Proposed Baffin Bay polar bear quota rejected
Nunavut's environment minister has rejected a wildlife regulator's recommendation for how many polar bears should be hunted in the Baffin Bay region.
The current quota allows the killing of 105 bears a year in the region, which stretches from Baffin Island in Nunavut to northern Greenland.
The territorial government asked the Nunavut Wildlife Management Board in 2008 to consider a smaller bear harvest or a hunting moratorium in the region.
The board's response, which came in December 2009, has not been made public, but Environment Minister Daniel Shewchuk didn't accept it, officials have confirmed.
"The minister replied to the board and rejected its decision," Charlotte Sharkey, the wildlife board's acting director of wildlife management, told CBC News on Wednesday.
Although the board operates at arm's length from the government, its recommendation needed final approval from the minister.
Meeting in February
Sharkey said she can't say what the board recommended for a quota or why Shewchuk rejected it. The board will meet in mid-February to come up with another proposal for Sewchuck to consider, she said.
Scientists and Inuit have long disputed the number of polar bears in Baffin Bay. Biologists have raised concerns about overhunting and a decline in bear numbers, saying the combined hunt in Greenland and Nunavut is not sustainable.

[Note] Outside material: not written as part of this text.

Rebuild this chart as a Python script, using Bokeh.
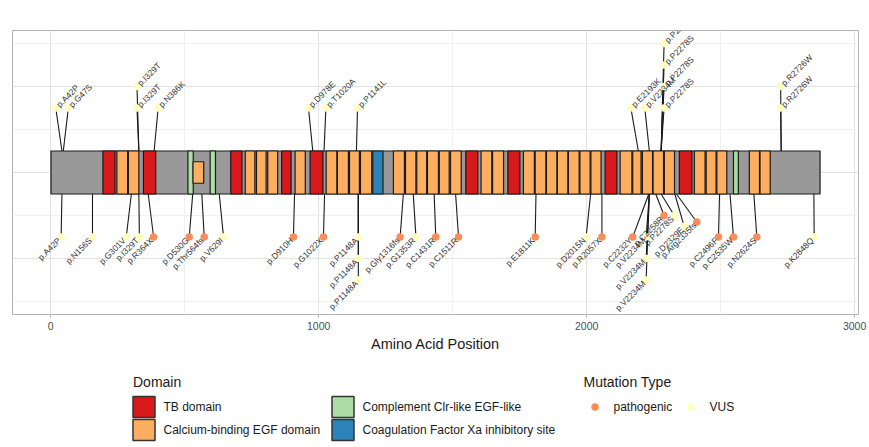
import math
from bokeh.plotting import figure
from bokeh.models import Range1d, FixedTicker, ColumnDataSource
from bokeh.layouts import column
from bokeh.embed import file_html
from bokeh.resources import INLINE
from bokeh.core.properties import value

# ---------------- data ----------------
protein_start = 1
protein_end = 2871

domain_names = ["TB domain", "Calcium-binding EGF domain",
                "Complement Clr-like EGF-like", "Coagulation Factor Xa inhibitory site"]
domain_colors = ["#D7191C", "#FDAE61", "#ABDDA4", "#2B83BA"]

tb_start = [195, 346, 672, 862, 968, 1549, 1706, 2069, 2346]
tb_end = [240, 392, 714, 897, 1016, 1594, 1751, 2113, 2393]
cb_start = [247, 290, 726, 768, 810, 912, 1028, 1070, 1115, 1156, 1279, 1324, 1366,
            1406, 1450, 1492, 1606, 1649, 1764, 1808, 1850, 1891, 1932, 1975, 2016,
            2125, 2172, 2208, 2248, 2290, 2402, 2446, 2486, 2607, 2647]
cb_end = [287, 329, 762, 804, 847, 950, 1068, 1111, 1152, 1198, 1320, 1363, 1403,
          1447, 1487, 1532, 1646, 1690, 1805, 1848, 1889, 1930, 1972, 2013, 2054,
          2169, 2203, 2246, 2287, 2328, 2442, 2483, 2523, 2645, 2685]
cc_start = [512, 595, 2548]
cc_end = [532, 615, 2566]
fx_start = [1202]
fx_end = [1240]
# inner (overlapping) calcium-binding EGF region
inner_start = [531]
inner_end = [571]

mut_types = ["pathogenic", "VUS"]
mut_colors = ["#FC8D59", "#FFFFBF"]

# mutations shown above the protein
up_label = ["p.A42P", "p.G47S", "p.I329T", "p.I329T", "p.N386K", "p.D978E", "p.T1020A",
            "p.P1141L", "p.E2193K", "p.V2234M", "p.P2278S", "p.P2278S", "p.P2278S",
            "p.P2278S", "p.R2726W", "p.R2726W"]
up_pos = [42, 47, 329, 329, 386, 978, 1020, 1141, 2193, 2234, 2278, 2278, 2278, 2278, 2726, 2726]
up_type = ["VUS"] * 16
up_lab_x = [19, 66, 322, 322, 401, 962, 1027, 1145, 2165, 2217, 2289, 2289, 2289, 2289, 2724, 2724]
up_lab_y = [0.75, 0.75, 0.75, 1.0, 0.75, 0.75, 0.75, 0.75, 0.75, 0.75, 0.75, 1.0, 1.25, 1.5, 0.75, 1.0]

# mutations shown below the protein
dn_label = ["p.A42P", "p.N156S", "p.G301V", "p.I329T", "p.R364X", "p.D530G", "p.Thr564fs",
            "p.V629I", "p.D910H", "p.G1022X", "p.P1148A", "p.P1148A", "p.P1148A",
            "p.Gly1316fs", "p.G1353R", "p.C1431R", "p.C1511R", "p.E1811K", "p.D2015N",
            "p.R2057X", "p.C2232Y", "p.V2234M", "p.V2234M", "p.V2234M", "p.C2258R",
            "p.P2278S", "p.D2329E", "p.Arg2335fs", "p.C2496F", "p.C2535W", "p.N2624S",
            "p.K2848Q"]
dn_pos = [42, 156, 301, 329, 364, 530, 564, 629, 910, 1022, 1148, 1148, 1148, 1316, 1353,
          1431, 1511, 1811, 2015, 2057, 2232, 2234, 2234, 2234, 2258, 2278, 2329, 2335,
          2496, 2535, 2624, 2848]
dn_type = ["VUS", "VUS", "VUS", "VUS", "pathogenic", "pathogenic", "pathogenic", "VUS",
           "pathogenic", "pathogenic", "VUS", "VUS", "VUS", "pathogenic", "VUS",
           "pathogenic", "pathogenic", "pathogenic", "VUS", "pathogenic", "pathogenic",
           "VUS", "VUS", "VUS", "pathogenic", "VUS", "VUS", "pathogenic", "pathogenic",
           "pathogenic", "pathogenic", "VUS"]
dn_lab_x = [39, 156, 282, 331, 384, 517, 573, 645, 906, 1018, 1148, 1148, 1148, 1304, 1363,
            1437, 1522, 1808, 1998, 2057, 2172, 2222, 2222, 2222, 2289, 2327, 2364, 2411,
            2492, 2548, 2635, 2849]
dn_lab_y = [-0.75, -0.75, -0.75, -0.75, -0.75, -0.75, -0.75, -0.75, -0.75, -0.75, -0.75,
            -1.0, -1.25, -0.75, -0.75, -0.75, -0.75, -0.75, -0.75, -0.75, -0.75, -0.75,
            -1.0, -1.25, -0.5, -0.5, -0.625, -0.575, -0.75, -0.75, -0.75, -0.75]

# ---------------- style ----------------
FONT = "Liberation Sans"
BAR_H = 0.25
INNER_H = 0.125
color_of_type = dict(zip(mut_types, mut_colors))
color_of_dom = dict(zip(domain_names, domain_colors))

W = 869
H_MAIN = 358
H_LEG = 89
FRAME_L, FRAME_R = 12, 858

p = figure(width=W, height=H_MAIN, x_range=Range1d(-142.5, 3014.5),
           y_range=Range1d(-1.65, 1.65), output_backend="svg", toolbar_location=None,
           y_axis_location=None, min_border_left=FRAME_L, min_border_right=W - FRAME_R,
           min_border_top=30, min_border_bottom=44)
p.background_fill_color = "white"
p.border_fill_color = "white"
p.outline_line_color = "#b3b3b3"
p.outline_line_width = 1

xt = FixedTicker(ticks=[0, 1000, 2000, 3000], minor_ticks=[500, 1500, 2500])
p.xaxis.ticker = xt
p.xgrid.ticker = xt
p.xgrid.grid_line_color = "#e3e3e3"
p.xgrid.minor_grid_line_color = "#f0f0f0"
p.ygrid.ticker = FixedTicker(ticks=[-1, 0, 1], minor_ticks=[-1.5, -0.5, 0.5, 1.5])
p.ygrid.grid_line_color = "#e3e3e3"
p.ygrid.minor_grid_line_color = "#f0f0f0"

ax = p.xaxis[0]
ax.axis_line_color = None
ax.minor_tick_line_color = None
ax.major_tick_line_color = "#b3b3b3"
ax.major_tick_out = 3
ax.major_tick_in = 0
ax.major_label_text_font = FONT
ax.major_label_text_font_size = "10.5px"
ax.major_label_text_color = "#4d4d4d"
ax.major_label_standoff = 3
ax.axis_label = "Amino Acid Position"
ax.axis_label_text_font = FONT
ax.axis_label_text_font_size = "14.5px"
ax.axis_label_text_font_style = "normal"
ax.axis_label_text_color = "#1a1a1a"
ax.axis_label_standoff = 3

# segments (connector lines)
def seg_source(pos, lx, ly, sign):
    return ColumnDataSource(dict(x0=pos, y0=[sign * BAR_H] * len(pos), x1=lx, y1=ly))

p.segment("x0", "y0", "x1", "y1", source=seg_source(up_pos, up_lab_x, up_lab_y, 1),
          line_color="#1a1a1a", line_width=1.1)
p.segment("x0", "y0", "x1", "y1", source=seg_source(dn_pos, dn_lab_x, dn_lab_y, -1),
          line_color="#1a1a1a", line_width=1.1)

# protein backbone
p.quad(left=[protein_start], right=[protein_end], bottom=[-BAR_H], top=[BAR_H],
       fill_color="#999999", line_color="#1a1a1a", line_width=1.2)

def draw_domains(starts, ends, name, h):
    p.quad(left=starts, right=ends, bottom=[-h] * len(starts), top=[h] * len(starts),
           fill_color=color_of_dom[name], line_color="#1a1a1a", line_width=1.2)

draw_domains(tb_start, tb_end, "TB domain", BAR_H)
draw_domains(cb_start, cb_end, "Calcium-binding EGF domain", BAR_H)
draw_domains(cc_start, cc_end, "Complement Clr-like EGF-like", BAR_H)
draw_domains(fx_start, fx_end, "Coagulation Factor Xa inhibitory site", BAR_H)
draw_domains(inner_start, inner_end, "Calcium-binding EGF domain", INNER_H)

# points
up_src = ColumnDataSource(dict(x=up_lab_x, y=up_lab_y, t=up_label,
                               c=[color_of_type[t] for t in up_type]))
dn_src = ColumnDataSource(dict(x=dn_lab_x, y=dn_lab_y, t=dn_label,
                               c=[color_of_type[t] for t in dn_type]))
p.scatter("x", "y", source=up_src, size=7.5, fill_color="c", line_color=None)
p.scatter("x", "y", source=dn_src, size=7.5, fill_color="c", line_color=None)

# labels
p.text("x", "y", text="t", source=up_src, angle=math.pi / 4, text_align="left",
       text_baseline="middle", text_font=value(FONT), text_font_size="8.5px",
       text_color="#333333", x_offset=2, y_offset=-2)
p.text("x", "y", text="t", source=dn_src, angle=math.pi / 4, text_align="right",
       text_baseline="middle", text_font=value(FONT), text_font_size="8.5px",
       text_color="#333333", x_offset=-2, y_offset=2)

# ---------------- legend (drawn in page-pixel coordinates) ----------------
OY = H_MAIN
leg = figure(width=W, height=H_LEG, x_range=Range1d(FRAME_L, FRAME_R),
             y_range=Range1d(H_LEG, 0), output_backend="svg", toolbar_location=None,
             min_border=0, min_border_left=FRAME_L, min_border_right=W - FRAME_R,
             x_axis_location=None, y_axis_location=None)
leg.outline_line_color = None
leg.xgrid.visible = False
leg.ygrid.visible = False
leg.background_fill_color = "white"
leg.border_fill_color = "white"

leg.text([132.5], [381.5 - OY], text=["Domain"], text_font=value(FONT),
         text_font_size="14px", text_baseline="middle", text_color="#1a1a1a")
col_x = [132.5, 331.5]
row_y = [396, 419]
KEY_W, KEY_H = 22, 21
kx, ky, kc, tx, ty = [], [], [], [], []
for i, name in enumerate(domain_names):
    cx = col_x[i // 2]
    cy = row_y[i % 2] - OY
    kx.append(cx)
    ky.append(cy)
    kc.append(domain_colors[i])
    tx.append(cx + 30.5)
    ty.append(cy + KEY_H / 2)
leg.quad(left=kx, right=[v + KEY_W for v in kx], top=ky, bottom=[v + KEY_H for v in ky],
         fill_color=kc, line_color="#333333", line_width=1.5)
leg.text(tx, ty, text=domain_names, text_font=value(FONT), text_font_size="12px",
         text_baseline="middle", text_color="#1a1a1a")

leg.text([583], [381.5 - OY], text=["Mutation Type"], text_font=value(FONT),
         text_font_size="14px", text_baseline="middle", text_color="#1a1a1a")
dot_x = [594.5, 690.5]
leg.scatter(dot_x, [406.5 - OY] * 2, size=7.5, fill_color=mut_colors, line_color=None)
leg.text([v + 18.5 for v in dot_x], [406.5 - OY] * 2, text=mut_types, text_font=value(FONT),
         text_font_size="12px", text_baseline="middle", text_color="#1a1a1a")

layout = column(p, leg, spacing=0)
open("out.html", "w").write(file_html(layout, INLINE))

Inuit hunters, however, say the number of polar bears is rising, not shrinking.
The wildlife board held two public hearings to discuss the government's quota request: one in Pond Inlet in April 2008 and one in Iqaluit in September 2009.
Won't respect cut
In Pond Inlet, Jayko Allooloo of the Mittimatilik Hunters and Trappers Organization said he is anxious for a decison after such a long consultation process.
But if the harvest is cut, Allooloo said, hunters in his area will not respect the new quota.
"If the minister or [the Nunavut Wildlife Management Board is] cutting down all the quota from Baffin Bay, the hunters will be harvesting like the way it used to be," he said.
Allooloo said Inuit hunters in Baffin Bay would be willing to discuss government compensation in exchange for a reduced hunting quota.
Ultimately, he said, Inuit will continue to hunt polar bears — in Baffin Bay or elsewhere — for food and hides.